Turbulence is considered a nuisance because it slows down boats and jars airplanes. But for hundreds of years, physicists have been fascinated with the notoriously difficult problem of how to describe this phenomenon, which involves the formation and disappearance of vortices – swirling regions in a gas or liquid– over many different length and time scales.
Turbulence can also occur in quantum fluids, such as ultra-cold atom gases and superfluid helium. In a quantum fluid, the motion of the vortices is quantized; and, because quantum fluids have zero viscosity, the vortices cannot easily disappear.

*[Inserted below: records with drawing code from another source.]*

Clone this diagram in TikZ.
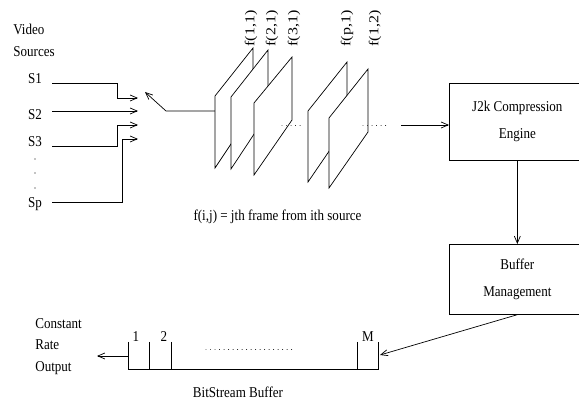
\documentclass[tikz,border=0pt]{standalone}
\usepackage{fontspec}
\setmainfont{Liberation Serif}
\usetikzlibrary{arrows.meta}
\newcommand{\hsq}[1]{\scalebox{0.87}[1]{#1}}
\newcommand{\vsq}[1]{\scalebox{1}[0.85]{#1}}
\begin{document}
\begin{tikzpicture}[x=1pt,y=-1pt,line width=0.7pt,
  >={Straight Barb[length=7pt,width=6pt]},
  lbl/.style={inner sep=0pt,font=\fontsize{15}{18}\selectfont},
  vlbl/.style={inner sep=0pt,rotate=90,anchor=west,font=\fontsize{16}{18}\selectfont},
  box/.style={draw,inner sep=0pt,align=center,minimum width=136pt,font=\fontsize{15}{27}\selectfont},
  frame/.style={draw,fill=white},
  dotline/.style={line width=0.9pt,dash pattern=on 0.01pt off 4.5pt,line cap=round}]
\useasboundingbox (0,0) rectangle (579,403);
\clip (0,0) rectangle (579,403);

% sources
\node[lbl,anchor=base west] (video) at (13,35) {\hsq{Video}};
\node[lbl,anchor=base west] (sources) at (13,57) {\hsq{Sources}};
\node[lbl,anchor=base] (s1) at (35,84) {\hsq{S1}};
\node[lbl,anchor=base] (s2) at (35,120) {\hsq{S2}};
\node[lbl,anchor=base] (s3) at (35,147) {\hsq{S3}};
\node[lbl,anchor=base] (sp) at (35,208) {\hsq{Sp}};
\fill (35,159) circle (0.6);
\fill (35,173) circle (0.6);
\fill (35,188) circle (0.6);

\coordinate (a1) at (52,83);  \coordinate (m1) at (138,98);
\coordinate (a2) at (52,111); \coordinate (m2) at (138,111);
\coordinate (a3) at (52,146); \coordinate (m3) at (138,125);
\coordinate (ap) at (52,202); \coordinate (mp) at (138,139);
\draw[->] (a1) -- (117,83) -- (117,98) -- (m1);
\draw[->] (a2) -- (m2);
\draw[->] (a3) -- (117,146) -- (117,125) -- (m3);
\draw[->] (ap) -- (122,202) -- (122,139) -- (mp);

% switch
\coordinate (f1in) at (215,111);
\coordinate (sw) at (166,111);
\coordinate (swt) at (145,92);
\draw[->] (f1in) -- (sw) -- (swt);

% frames
\draw[frame] (215,168) -- (215,96) -- (253,48) -- (253,111) -- cycle;
\draw[frame] (231,169) -- (231,97) -- (268,50) -- (268,113) -- cycle;
\draw[frame] (254,175) -- (254,103) -- (292,57) -- (292,120) -- cycle;
\draw[frame] (308,182) -- (308,111) -- (347,62) -- (347,125) -- cycle;
\draw[frame] (329,188) -- (329,118) -- (368,69) -- (368,132) -- cycle;
\draw[dotline] (282,125) -- (302,125);
\draw[dotline] (363,125) -- (390,125);

\node[vlbl] (l11) at (251,47) {\vsq{f(1,1)}};
\node[vlbl] (l21) at (272,47) {\vsq{f(2,1)}};
\node[vlbl] (l31) at (294,47) {\vsq{f(3,1)}};
\node[vlbl] (lp1) at (347,47) {\vsq{f(p,1)}};
\node[vlbl] (l12) at (375,47) {\vsq{f(1,2)}};

\node[lbl,anchor=base] (cap) at (277.5,221) {\hsq{f(i,j) = jth frame from ith source}};

% boxes
\node[box,minimum height=77pt,anchor=north west] (j2k) at (449,83)
  {\hsq{J2k Compression}\\\hsq{Engine}};
\node[box,minimum height=70pt,anchor=north west] (bm) at (449,244)
  {\hsq{Buffer}\\\hsq{Management}};
\coordinate (jin) at (401,125);
\draw[->] (jin) -- (jin -| j2k.west);
\draw[->] (j2k.south) -- (bm.north);
\coordinate (bin) at (380,355);
\draw[->] (bm.south) -- (bin);

% bitstream buffer
\draw (128,342) -- (128,369) -- (378,369) -- (378,342);
\draw (149,342) -- (149,369);
\draw (171,342) -- (171,369);
\draw (357,342) -- (357,369);
\draw[dotline] (206,349) -- (296,349);
\node[lbl,anchor=base] (c1) at (136,342) {\hsq{1}};
\node[lbl,anchor=base] (c2) at (164,342) {\hsq{2}};
\node[lbl,anchor=base] (cm) at (368,342) {\hsq{M}};
\coordinate (bout) at (128,356);
\coordinate (otip) at (97,356);
\draw[->] (bout) -- (otip);
\node[lbl,anchor=base] (bsb) at (238,398) {\hsq{BitStream Buffer}};
\node[lbl,anchor=base west] (const) at (35,329) {\hsq{Constant}};
\node[lbl,anchor=base west] (rate) at (35,350) {\hsq{Rate}};
\node[lbl,anchor=base west] (outp) at (35,372) {\hsq{Output}};
\end{tikzpicture}
\end{document}
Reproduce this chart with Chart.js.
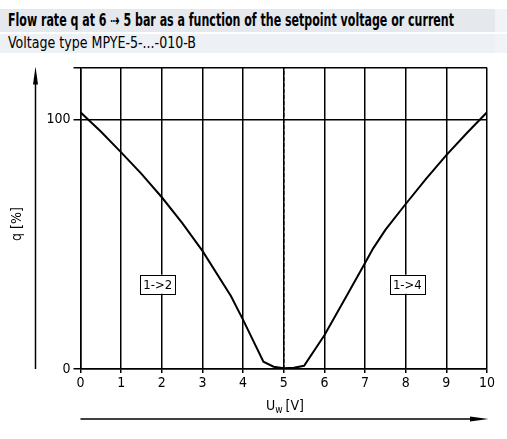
<!DOCTYPE html>
<html>
<head>
<meta charset="utf-8">
<script src="https://cdn.jsdelivr.net/npm/chart.js@4"></script>
<style>
  body { margin: 0; background: #fff; }
  #wrap { position: relative; width: 507px; height: 439px; overflow: hidden; }
  .band { position: absolute; left: 0; width: 507px; color: #000; white-space: nowrap;
          font-family: 'DejaVu Sans Condensed', 'Liberation Sans Narrow', sans-serif; padding-left: 8px; box-sizing: border-box;
          border-right: 12px solid #f1f3f6; }
  .band span { display: inline-block; transform-origin: 0 50%; }
  #title { top: 9px; height: 23px; line-height: 23px; font-size: 17px; font-weight: bold; background: #e5e8ed; }
  #sub { top: 34px; height: 19px; line-height: 19px; font-size: 15.5px; background: #edf0f4; }
  #box { position: absolute; left: 0; top: 56px; width: 507px; height: 383px; }
</style>
</head>
<body>
<div id="wrap">
  <div id="title" class="band"><span data-w="446">Flow rate q at 6 ⇢ 5 bar as a function of the setpoint voltage or current</span></div>
  <div id="sub" class="band"><span data-w="188">Voltage type MPYE-5-...-010-B</span></div>
  <div id="box"><canvas id="c"></canvas></div>
</div>
<script>
// setpoint voltage [V] and flow rate q [%]
const voltage = [0, 0.5, 1, 1.5, 2, 2.5, 3, 3.7, 4, 4.5, 4.75, 5, 5.25, 5.5, 6, 6.5, 7, 7.2, 7.5, 8, 8.5, 9, 9.5, 10];
const flow = [103, 95.3, 86.9, 78.3, 68.9, 58.6, 47.4, 29.3, 19.7, 2.9, 0.9, 0.3, 0.5, 1.3, 13.5, 28, 42.5, 48.4, 55.8, 66.2, 76.3, 85.8, 94.6, 103];
const yTicks = [0, 100];
const yMax = 121;
const labels = [
  { text: '1->2', x: 1.9, y: 34 },
  { text: '1->4', x: 8.04, y: 34 }
];

const FONT = "'DejaVu Sans Condensed', 'Liberation Sans Narrow', sans-serif";

// squeeze header text to the reference width
document.querySelectorAll('.band span').forEach(s => {
  const w = s.getBoundingClientRect().width;
  s.style.transform = 'scaleX(' + (+s.dataset.w / w) + ')';
});

const extras = {
  id: 'extras',
  afterDraw(chart) {
    const ctx = chart.ctx;
    const a = chart.chartArea;
    const xs = chart.scales.x, ys = chart.scales.y;
    ctx.save();
    ctx.strokeStyle = '#000';
    ctx.fillStyle = '#000';
    ctx.lineWidth = 1.5;

    // y arrow
    const ax = 35.5;
    ctx.beginPath();
    ctx.moveTo(ax, a.bottom);
    ctx.lineTo(ax, a.top + 14);
    ctx.stroke();
    ctx.beginPath();
    ctx.moveTo(ax, a.top - 1);
    ctx.lineTo(ax - 2.5, a.top + 17);
    ctx.lineTo(ax + 2.5, a.top + 17);
    ctx.closePath();
    ctx.fill();

    // x arrow
    const ay = 363;
    ctx.beginPath();
    ctx.moveTo(a.left, ay);
    ctx.lineTo(a.right - 14, ay);
    ctx.stroke();
    ctx.beginPath();
    ctx.moveTo(a.right + 1.5, ay);
    ctx.lineTo(a.right - 17, ay - 2.5);
    ctx.lineTo(a.right - 17, ay + 2.5);
    ctx.closePath();
    ctx.fill();

    // axis titles
    ctx.font = '14px ' + FONT;
    ctx.textBaseline = 'middle';
    ctx.save();
    ctx.translate(17, 168);
    ctx.rotate(-Math.PI / 2);
    ctx.textAlign = 'center';
    ctx.fillText('q [%]', 0, 0);
    ctx.restore();

    ctx.textAlign = 'left';
    let tx = 266;
    const ty = 350;
    ctx.fillText('U', tx, ty);
    tx += ctx.measureText('U').width;
    ctx.font = '10px ' + FONT;
    ctx.fillText('w', tx, ty + 4);
    tx += ctx.measureText('w').width + 3;
    ctx.font = '14px ' + FONT;
    ctx.fillText('[V]', tx, ty);

    // curve labels
    ctx.font = '13px ' + FONT;
    ctx.textAlign = 'center';
    labels.forEach(l => {
      const px = xs.getPixelForValue(l.x), py = ys.getPixelForValue(l.y);
      const w = 35, h = 19;
      ctx.fillStyle = '#fff';
      ctx.fillRect(px - w / 2, py - h / 2, w, h);
      ctx.lineWidth = 1;
      ctx.strokeRect(Math.round(px - w / 2) + 0.5, Math.round(py - h / 2) + 0.5, w, h);
      ctx.fillStyle = '#000';
      ctx.fillText(l.text, px, py + 1);
    });
    ctx.restore();
  }
};

new Chart(document.getElementById('c'), {
  type: 'line',
  data: {
    datasets: [
      {
        data: voltage.map((v, i) => ({ x: v, y: flow[i] })),
        borderColor: '#000',
        borderWidth: 2,
        pointRadius: 0,
        tension: 0,
        fill: false
      },
      {
        data: [{ x: 5, y: 0 }, { x: 5, y: yMax }],
        borderColor: '#000',
        borderWidth: 1.5,
        borderDash: [4, 2],
        pointRadius: 0,
        fill: false
      }
    ]
  },
  options: {
    responsive: true,
    maintainAspectRatio: false,
    animation: false,
    layout: { padding: { left: 0, right: 20, top: 7, bottom: 0 } },
    plugins: { legend: { display: false }, tooltip: { enabled: false } },
    scales: {
      x: {
        type: 'linear',
        min: 0,
        max: 10,
        ticks: { stepSize: 1, color: '#000', font: { family: FONT, size: 14 }, padding: 2, maxRotation: 0 },
        grid: { color: '#000', lineWidth: 1.5, tickLength: 4 },
        border: { color: '#000', width: 1.5 },
        afterFit(s) { s.height = 70; }
      },
      y: {
        min: 0,
        max: yMax,
        afterBuildTicks(s) { s.ticks = yTicks.concat([yMax]).map(v => ({ value: v })); },
        ticks: {
          color: '#000',
          font: { family: FONT, size: 14 },
          padding: 3,
          callback: v => (yTicks.includes(v) ? v : '')
        },
        grid: { color: '#000', lineWidth: 1.5, tickLength: 7 },
        border: { color: '#000', width: 1.5 },
        afterFit(s) { s.width = 80.5; }
      }
    }
  },
  plugins: [extras]
});
</script>
</body>
</html>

These properties make quantum turbulence more stable and easier to understand than classical turbulence. Now, Emanuel Henn and colleagues at the University of Sao Paulo in Brazil and the University of Florence in Italy have created quantum turbulence in a gas of ultra-cold rubidium atoms by shaking it up with a magnetic field. In this way, they are able to control the formation of vortices and generate many different kinds of turbulence to explore a number of questions relevant to both its quantum and classical forms.